Perhaps one of the elements that puts me most at unease with Murphy’s work is the pervasiveness of the pretty girls, who sometimes seem to play into the madness of their strange tasks, with odd, plastered smiles. Other times they’re apparently naive, caught in a world that’s fallen into the absurd. Murphy agrees with this, in a way that suggests she’s more interested in my reaction than anything else.

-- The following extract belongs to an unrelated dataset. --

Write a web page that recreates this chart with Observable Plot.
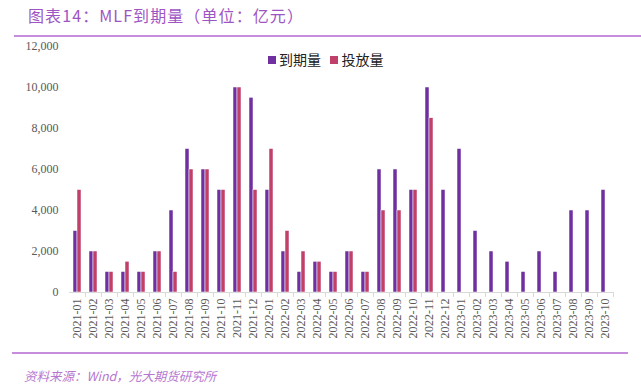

“[In a show in St. Louis,] I had this painting of a woman,” Murphy says. “She looked like she was in a nutritionist’s outfit. She had the stove open, and there was a little house in the oven . . . I was giving a little gallery tour, and I said, ‘This is Home Cooking.’ Wayne and I had been looking for a house forever. We had been looking for a year, a couple of years or something. I had wanted a Craftsman bungalow then. So I told that story, my story, and this woman in the group said,”—Murphy drops her voice to a low, threatening groan—“‘That is not what it’s about. That woman is sick of cleaning up after her family, vacuuming the floors, doing the dishes, cooking, doing the wash. She’s ready to take that house, and she’s going to put it in that oven and burn it up!’” Murphy flashes a surprised smile. “And I went, ‘You’re right! You’re absolutely right!’ It really stunned me, but it was her story, and that’s as valid as my story.”

Clearly, there’s more than one way to plump a pillow. Within Murphy’s world, the shadows and light might be crisp, but the rules are barely defined. Hot dog!

Atmospheric Perspective is showing now through December 22 at Cumberland Gallery.